(Plotting code records)
________________________________________
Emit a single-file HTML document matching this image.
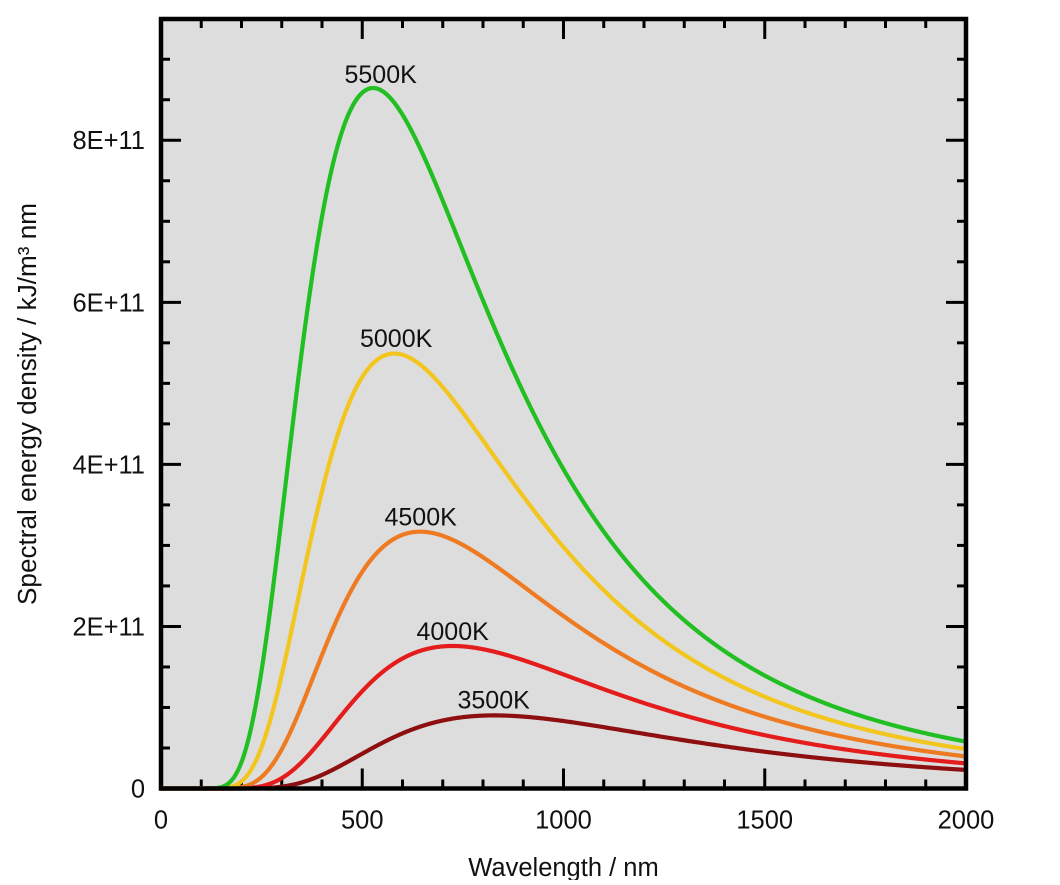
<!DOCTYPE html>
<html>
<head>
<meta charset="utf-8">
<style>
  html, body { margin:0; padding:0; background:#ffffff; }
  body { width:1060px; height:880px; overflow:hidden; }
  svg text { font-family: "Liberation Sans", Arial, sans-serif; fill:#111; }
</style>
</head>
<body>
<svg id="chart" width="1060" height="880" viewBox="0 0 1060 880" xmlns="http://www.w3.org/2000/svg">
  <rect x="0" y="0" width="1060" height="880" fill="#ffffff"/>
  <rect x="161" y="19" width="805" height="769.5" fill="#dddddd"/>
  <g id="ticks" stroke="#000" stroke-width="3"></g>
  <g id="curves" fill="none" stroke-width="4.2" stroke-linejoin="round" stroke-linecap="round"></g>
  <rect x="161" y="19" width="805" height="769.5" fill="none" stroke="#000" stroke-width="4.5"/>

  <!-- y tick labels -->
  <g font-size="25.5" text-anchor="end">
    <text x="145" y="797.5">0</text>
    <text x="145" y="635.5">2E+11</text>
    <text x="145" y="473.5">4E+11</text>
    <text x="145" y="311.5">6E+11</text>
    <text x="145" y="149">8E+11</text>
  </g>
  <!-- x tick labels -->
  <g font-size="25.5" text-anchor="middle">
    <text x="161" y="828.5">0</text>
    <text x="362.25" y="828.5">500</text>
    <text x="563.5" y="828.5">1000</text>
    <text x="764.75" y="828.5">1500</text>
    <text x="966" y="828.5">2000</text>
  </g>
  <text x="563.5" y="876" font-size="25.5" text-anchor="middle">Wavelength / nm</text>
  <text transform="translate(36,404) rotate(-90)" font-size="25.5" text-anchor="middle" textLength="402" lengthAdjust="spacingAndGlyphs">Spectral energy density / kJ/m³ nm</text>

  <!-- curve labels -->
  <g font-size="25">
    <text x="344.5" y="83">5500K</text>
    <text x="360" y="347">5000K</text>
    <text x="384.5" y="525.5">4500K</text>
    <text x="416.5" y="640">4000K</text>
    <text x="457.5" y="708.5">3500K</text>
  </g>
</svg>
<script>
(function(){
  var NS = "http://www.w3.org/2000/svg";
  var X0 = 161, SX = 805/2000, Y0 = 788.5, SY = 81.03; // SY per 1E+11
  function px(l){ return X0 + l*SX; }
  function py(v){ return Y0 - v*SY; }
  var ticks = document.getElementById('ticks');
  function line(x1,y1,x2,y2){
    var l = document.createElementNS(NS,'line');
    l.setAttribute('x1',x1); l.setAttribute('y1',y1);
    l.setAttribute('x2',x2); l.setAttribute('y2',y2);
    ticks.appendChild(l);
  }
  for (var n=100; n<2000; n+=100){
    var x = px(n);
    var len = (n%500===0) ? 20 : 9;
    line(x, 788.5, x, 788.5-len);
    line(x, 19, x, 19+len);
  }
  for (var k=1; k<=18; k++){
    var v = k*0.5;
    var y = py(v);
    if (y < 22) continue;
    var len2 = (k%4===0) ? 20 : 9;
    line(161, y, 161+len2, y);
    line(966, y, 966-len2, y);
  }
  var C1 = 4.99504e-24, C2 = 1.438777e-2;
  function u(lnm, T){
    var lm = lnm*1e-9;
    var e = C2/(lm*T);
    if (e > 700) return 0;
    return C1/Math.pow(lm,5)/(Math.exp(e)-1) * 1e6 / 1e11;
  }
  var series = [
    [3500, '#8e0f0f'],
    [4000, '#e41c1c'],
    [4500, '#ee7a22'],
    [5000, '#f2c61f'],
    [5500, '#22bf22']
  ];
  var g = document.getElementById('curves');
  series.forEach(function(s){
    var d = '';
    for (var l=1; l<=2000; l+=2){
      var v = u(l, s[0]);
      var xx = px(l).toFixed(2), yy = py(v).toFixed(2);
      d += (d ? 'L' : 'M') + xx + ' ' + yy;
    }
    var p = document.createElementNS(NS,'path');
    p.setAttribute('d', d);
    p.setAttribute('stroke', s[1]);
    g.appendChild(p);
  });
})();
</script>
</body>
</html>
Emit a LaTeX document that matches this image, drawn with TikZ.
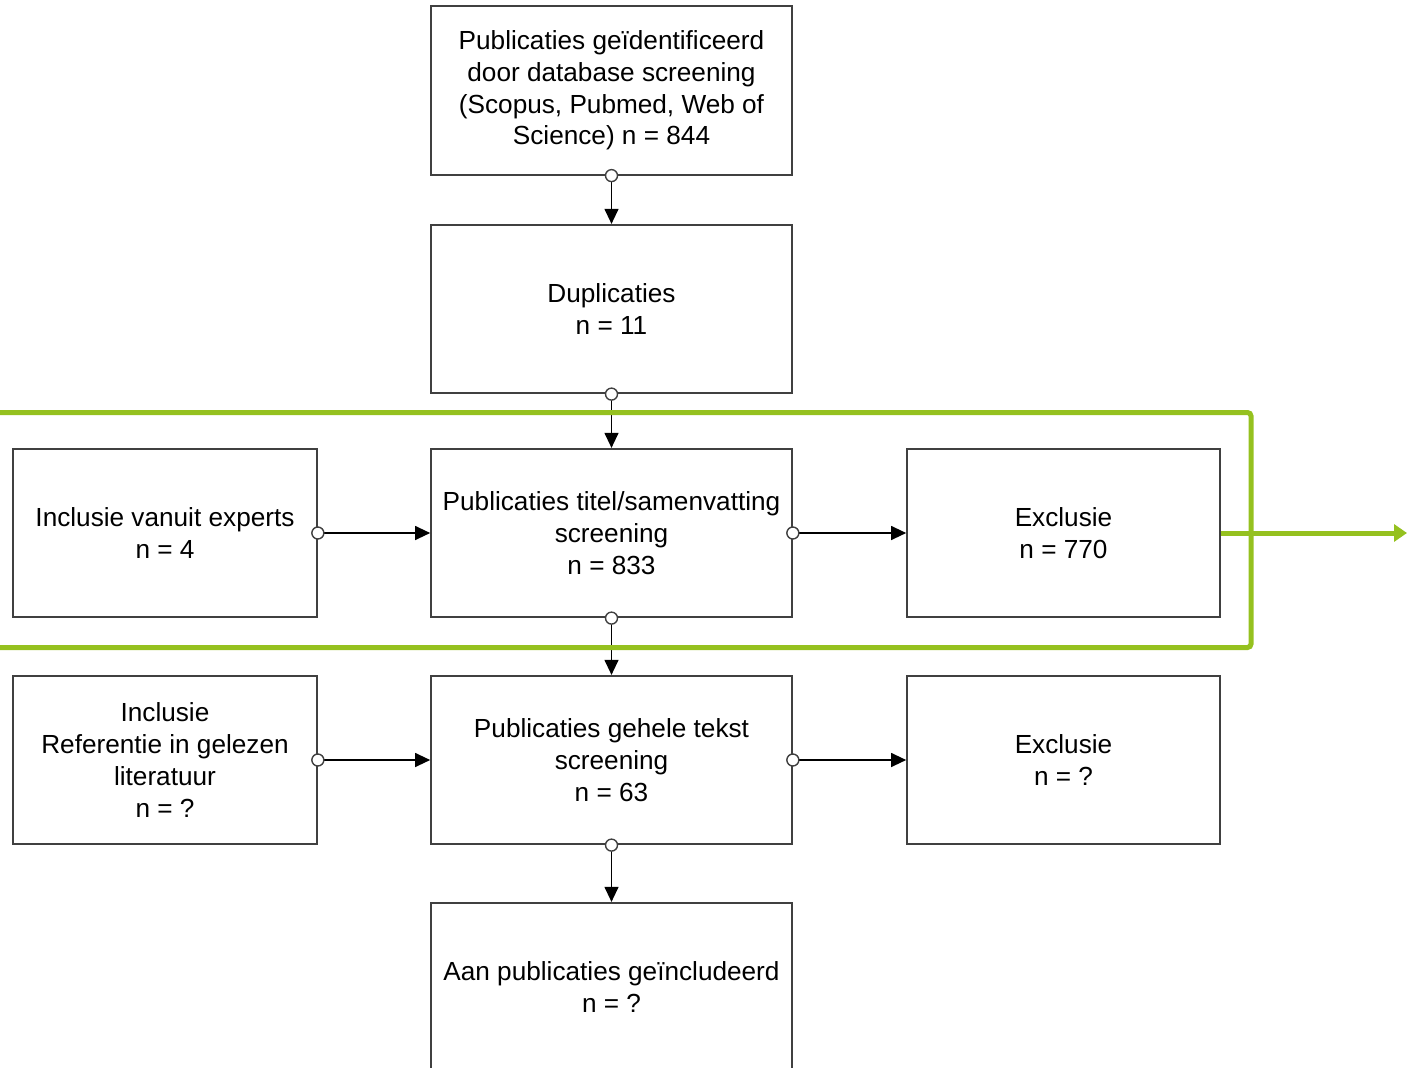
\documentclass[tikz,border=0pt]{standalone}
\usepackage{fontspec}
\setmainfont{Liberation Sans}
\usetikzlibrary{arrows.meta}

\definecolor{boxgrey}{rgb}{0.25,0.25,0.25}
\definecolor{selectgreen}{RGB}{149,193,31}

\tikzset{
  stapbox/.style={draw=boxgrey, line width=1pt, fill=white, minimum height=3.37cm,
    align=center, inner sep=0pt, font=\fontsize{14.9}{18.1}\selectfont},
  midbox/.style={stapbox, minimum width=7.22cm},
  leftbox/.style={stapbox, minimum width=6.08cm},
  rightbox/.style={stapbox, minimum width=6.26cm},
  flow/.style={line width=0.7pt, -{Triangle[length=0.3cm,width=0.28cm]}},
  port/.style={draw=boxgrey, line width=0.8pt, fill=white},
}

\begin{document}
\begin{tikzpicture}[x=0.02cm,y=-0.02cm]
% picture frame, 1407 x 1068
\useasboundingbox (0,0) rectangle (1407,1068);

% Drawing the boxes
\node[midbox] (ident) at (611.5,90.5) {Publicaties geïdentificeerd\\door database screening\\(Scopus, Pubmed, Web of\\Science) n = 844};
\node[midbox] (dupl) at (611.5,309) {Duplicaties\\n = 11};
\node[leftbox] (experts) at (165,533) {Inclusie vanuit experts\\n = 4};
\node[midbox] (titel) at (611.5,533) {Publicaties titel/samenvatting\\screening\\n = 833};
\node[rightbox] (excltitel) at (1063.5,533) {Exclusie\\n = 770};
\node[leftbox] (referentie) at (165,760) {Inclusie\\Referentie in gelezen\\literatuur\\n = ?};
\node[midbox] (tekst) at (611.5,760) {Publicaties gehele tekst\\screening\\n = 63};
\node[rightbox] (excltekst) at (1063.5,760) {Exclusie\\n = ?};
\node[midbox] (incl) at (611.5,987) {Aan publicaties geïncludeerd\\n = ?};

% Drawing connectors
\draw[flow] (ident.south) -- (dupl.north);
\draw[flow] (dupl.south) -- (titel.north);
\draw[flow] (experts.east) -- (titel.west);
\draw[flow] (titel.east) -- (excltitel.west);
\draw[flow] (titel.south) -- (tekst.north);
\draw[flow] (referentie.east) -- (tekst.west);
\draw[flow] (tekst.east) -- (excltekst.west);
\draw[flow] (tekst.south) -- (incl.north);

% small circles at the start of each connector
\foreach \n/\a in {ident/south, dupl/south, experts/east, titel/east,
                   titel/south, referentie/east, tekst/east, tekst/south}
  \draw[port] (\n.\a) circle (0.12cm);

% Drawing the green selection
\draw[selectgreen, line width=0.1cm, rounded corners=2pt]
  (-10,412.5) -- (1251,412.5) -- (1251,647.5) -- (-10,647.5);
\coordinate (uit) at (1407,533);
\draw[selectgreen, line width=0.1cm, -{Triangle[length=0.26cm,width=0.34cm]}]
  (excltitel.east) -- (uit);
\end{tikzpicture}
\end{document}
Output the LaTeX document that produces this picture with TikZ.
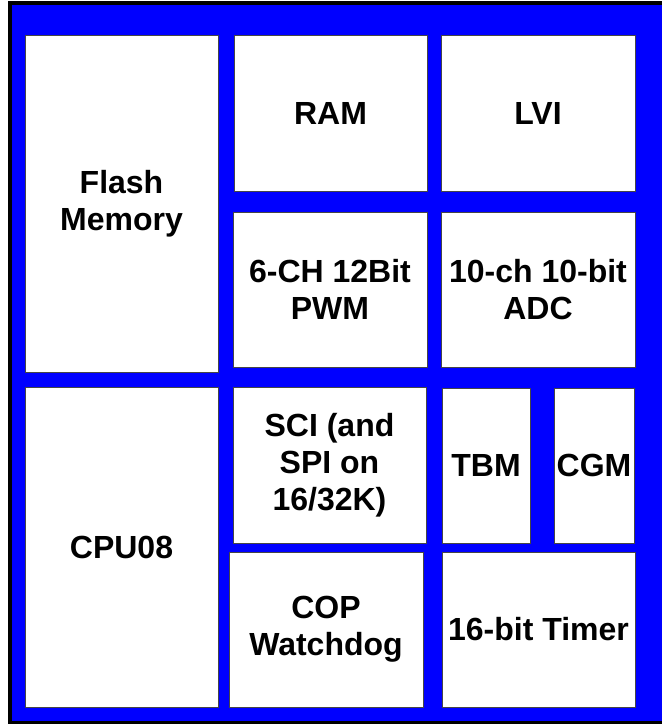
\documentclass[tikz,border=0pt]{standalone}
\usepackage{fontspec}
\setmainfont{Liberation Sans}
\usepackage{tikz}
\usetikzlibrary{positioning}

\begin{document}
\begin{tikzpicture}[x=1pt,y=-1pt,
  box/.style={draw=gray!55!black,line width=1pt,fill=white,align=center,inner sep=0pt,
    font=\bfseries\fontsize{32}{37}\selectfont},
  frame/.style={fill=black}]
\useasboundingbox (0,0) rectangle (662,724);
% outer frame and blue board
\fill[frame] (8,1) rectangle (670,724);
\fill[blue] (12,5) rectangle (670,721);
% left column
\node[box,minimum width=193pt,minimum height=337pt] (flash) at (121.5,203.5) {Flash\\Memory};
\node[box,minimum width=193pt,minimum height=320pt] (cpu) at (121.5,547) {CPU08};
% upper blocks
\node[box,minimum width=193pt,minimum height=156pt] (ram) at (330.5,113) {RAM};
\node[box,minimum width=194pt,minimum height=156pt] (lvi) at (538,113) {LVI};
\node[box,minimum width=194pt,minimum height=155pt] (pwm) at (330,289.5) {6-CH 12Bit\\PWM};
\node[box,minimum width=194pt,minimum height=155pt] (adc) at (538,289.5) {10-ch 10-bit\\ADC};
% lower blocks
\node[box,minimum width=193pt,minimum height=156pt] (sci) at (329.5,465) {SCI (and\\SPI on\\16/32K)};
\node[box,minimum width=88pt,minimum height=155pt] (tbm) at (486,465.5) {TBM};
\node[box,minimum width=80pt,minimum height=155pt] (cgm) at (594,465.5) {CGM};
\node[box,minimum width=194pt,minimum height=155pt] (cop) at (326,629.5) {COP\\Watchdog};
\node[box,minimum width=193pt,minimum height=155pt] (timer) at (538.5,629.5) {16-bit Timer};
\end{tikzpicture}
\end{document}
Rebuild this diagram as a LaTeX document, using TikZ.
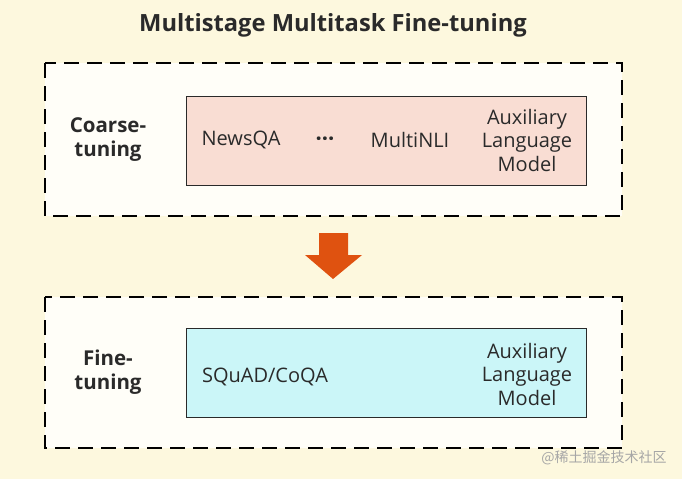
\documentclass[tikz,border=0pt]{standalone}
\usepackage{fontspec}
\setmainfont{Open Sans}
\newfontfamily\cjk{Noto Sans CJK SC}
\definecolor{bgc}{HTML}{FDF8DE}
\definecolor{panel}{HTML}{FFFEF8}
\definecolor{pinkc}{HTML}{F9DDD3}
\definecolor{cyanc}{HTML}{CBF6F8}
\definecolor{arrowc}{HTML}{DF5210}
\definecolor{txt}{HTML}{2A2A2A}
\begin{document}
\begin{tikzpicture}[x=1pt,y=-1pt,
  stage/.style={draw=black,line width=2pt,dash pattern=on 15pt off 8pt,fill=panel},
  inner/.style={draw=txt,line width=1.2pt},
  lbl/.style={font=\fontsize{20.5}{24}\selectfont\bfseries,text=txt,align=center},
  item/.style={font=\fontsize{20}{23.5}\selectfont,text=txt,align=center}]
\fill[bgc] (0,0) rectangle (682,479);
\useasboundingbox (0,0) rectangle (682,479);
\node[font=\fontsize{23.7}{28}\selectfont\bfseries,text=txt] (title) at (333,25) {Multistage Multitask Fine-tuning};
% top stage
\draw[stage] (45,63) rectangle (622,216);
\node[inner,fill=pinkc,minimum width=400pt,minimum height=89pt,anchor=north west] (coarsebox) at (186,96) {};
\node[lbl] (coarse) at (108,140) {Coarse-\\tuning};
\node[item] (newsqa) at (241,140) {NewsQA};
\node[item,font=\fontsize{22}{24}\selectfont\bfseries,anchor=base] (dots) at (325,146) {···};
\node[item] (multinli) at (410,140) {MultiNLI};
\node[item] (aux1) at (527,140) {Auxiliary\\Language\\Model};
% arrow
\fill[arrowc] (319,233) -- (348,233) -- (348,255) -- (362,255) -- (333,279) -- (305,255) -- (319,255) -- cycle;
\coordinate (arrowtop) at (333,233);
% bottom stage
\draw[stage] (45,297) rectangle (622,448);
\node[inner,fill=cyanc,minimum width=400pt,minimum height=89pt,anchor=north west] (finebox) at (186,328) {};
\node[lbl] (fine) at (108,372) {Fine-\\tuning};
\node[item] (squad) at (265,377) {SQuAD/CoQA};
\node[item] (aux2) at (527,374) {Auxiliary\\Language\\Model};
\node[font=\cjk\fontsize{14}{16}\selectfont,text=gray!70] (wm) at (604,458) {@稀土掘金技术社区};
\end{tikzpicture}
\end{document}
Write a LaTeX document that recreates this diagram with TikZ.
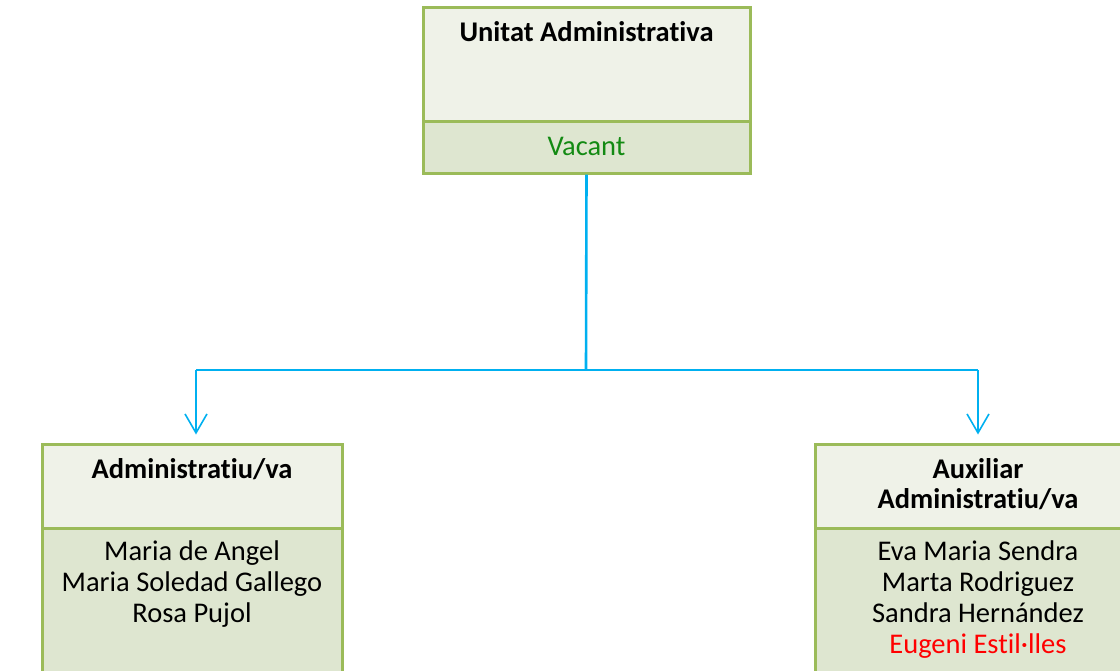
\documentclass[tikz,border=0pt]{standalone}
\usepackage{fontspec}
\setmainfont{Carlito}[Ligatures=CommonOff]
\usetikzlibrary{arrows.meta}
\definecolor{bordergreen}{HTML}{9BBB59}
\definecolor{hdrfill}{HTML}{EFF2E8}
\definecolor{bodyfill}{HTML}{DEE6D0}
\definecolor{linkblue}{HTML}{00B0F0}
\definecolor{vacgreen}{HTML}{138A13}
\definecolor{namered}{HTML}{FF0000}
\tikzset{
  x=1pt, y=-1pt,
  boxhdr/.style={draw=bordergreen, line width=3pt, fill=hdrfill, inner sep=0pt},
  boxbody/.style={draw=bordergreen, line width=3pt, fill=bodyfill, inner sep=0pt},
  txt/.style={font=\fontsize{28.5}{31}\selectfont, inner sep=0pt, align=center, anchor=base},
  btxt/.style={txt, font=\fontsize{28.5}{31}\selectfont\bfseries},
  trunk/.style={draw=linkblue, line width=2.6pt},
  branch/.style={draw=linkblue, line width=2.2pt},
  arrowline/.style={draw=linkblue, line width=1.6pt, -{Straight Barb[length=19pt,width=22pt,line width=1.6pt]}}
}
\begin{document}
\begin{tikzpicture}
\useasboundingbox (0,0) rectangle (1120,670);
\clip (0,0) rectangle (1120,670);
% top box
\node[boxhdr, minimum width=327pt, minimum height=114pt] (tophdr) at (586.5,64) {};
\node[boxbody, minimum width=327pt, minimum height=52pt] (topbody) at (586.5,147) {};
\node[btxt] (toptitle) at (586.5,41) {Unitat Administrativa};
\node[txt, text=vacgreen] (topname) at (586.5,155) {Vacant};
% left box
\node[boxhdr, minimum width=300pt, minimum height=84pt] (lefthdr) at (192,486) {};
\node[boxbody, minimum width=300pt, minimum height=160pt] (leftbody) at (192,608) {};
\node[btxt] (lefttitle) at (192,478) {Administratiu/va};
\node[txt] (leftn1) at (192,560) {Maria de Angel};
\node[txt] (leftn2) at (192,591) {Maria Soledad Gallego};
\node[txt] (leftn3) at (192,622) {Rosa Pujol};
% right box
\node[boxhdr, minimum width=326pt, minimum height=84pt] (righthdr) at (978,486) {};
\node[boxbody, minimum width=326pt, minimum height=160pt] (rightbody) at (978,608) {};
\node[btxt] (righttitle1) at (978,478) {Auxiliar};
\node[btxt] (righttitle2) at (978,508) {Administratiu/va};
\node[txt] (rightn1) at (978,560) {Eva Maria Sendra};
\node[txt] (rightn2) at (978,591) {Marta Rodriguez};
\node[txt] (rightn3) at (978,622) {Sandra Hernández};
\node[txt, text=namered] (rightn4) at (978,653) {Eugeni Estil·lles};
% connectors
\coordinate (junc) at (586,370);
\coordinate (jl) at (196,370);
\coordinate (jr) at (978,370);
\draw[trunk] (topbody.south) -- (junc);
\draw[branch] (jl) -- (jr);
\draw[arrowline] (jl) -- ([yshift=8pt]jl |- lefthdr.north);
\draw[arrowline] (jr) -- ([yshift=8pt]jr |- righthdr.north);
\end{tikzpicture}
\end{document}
________________________________________
Print the entries as they stand, first line through the line holding "density / kJ/m³ nm</text>", with every picture removed.

Emit a single-file HTML document matching this image.
<!DOCTYPE html>
<html>
<head>
<meta charset="utf-8">
<style>
  html, body { margin:0; padding:0; background:#ffffff; }
  body { width:1060px; height:880px; overflow:hidden; }
  svg text { font-family: "Liberation Sans", Arial, sans-serif; fill:#111; }
</style>
</head>
<body>
<svg id="chart" width="1060" height="880" viewBox="0 0 1060 880" xmlns="http://www.w3.org/2000/svg">
  <rect x="0" y="0" width="1060" height="880" fill="#ffffff"/>
  <rect x="161" y="19" width="805" height="769.5" fill="#dddddd"/>
  <g id="ticks" stroke="#000" stroke-width="3"></g>
  <g id="curves" fill="none" stroke-width="4.2" stroke-linejoin="round" stroke-linecap="round"></g>
  <rect x="161" y="19" width="805" height="769.5" fill="none" stroke="#000" stroke-width="4.5"/>

  <!-- y tick labels -->
  <g font-size="25.5" text-anchor="end">
    <text x="145" y="797.5">0</text>
    <text x="145" y="635.5">2E+11</text>
    <text x="145" y="473.5">4E+11</text>
    <text x="145" y="311.5">6E+11</text>
    <text x="145" y="149">8E+11</text>
  </g>
  <!-- x tick labels -->
  <g font-size="25.5" text-anchor="middle">
    <text x="161" y="828.5">0</text>
    <text x="362.25" y="828.5">500</text>
    <text x="563.5" y="828.5">1000</text>
    <text x="764.75" y="828.5">1500</text>
    <text x="966" y="828.5">2000</text>
  </g>
  <text x="563.5" y="876" font-size="25.5" text-anchor="middle">Wavelength / nm</text>
  <text transform="translate(36,404) rotate(-90)" font-size="25.5" text-anchor="middle" textLength="402" lengthAdjust="spacingAndGlyphs">Spectral energy density / kJ/m³ nm</text>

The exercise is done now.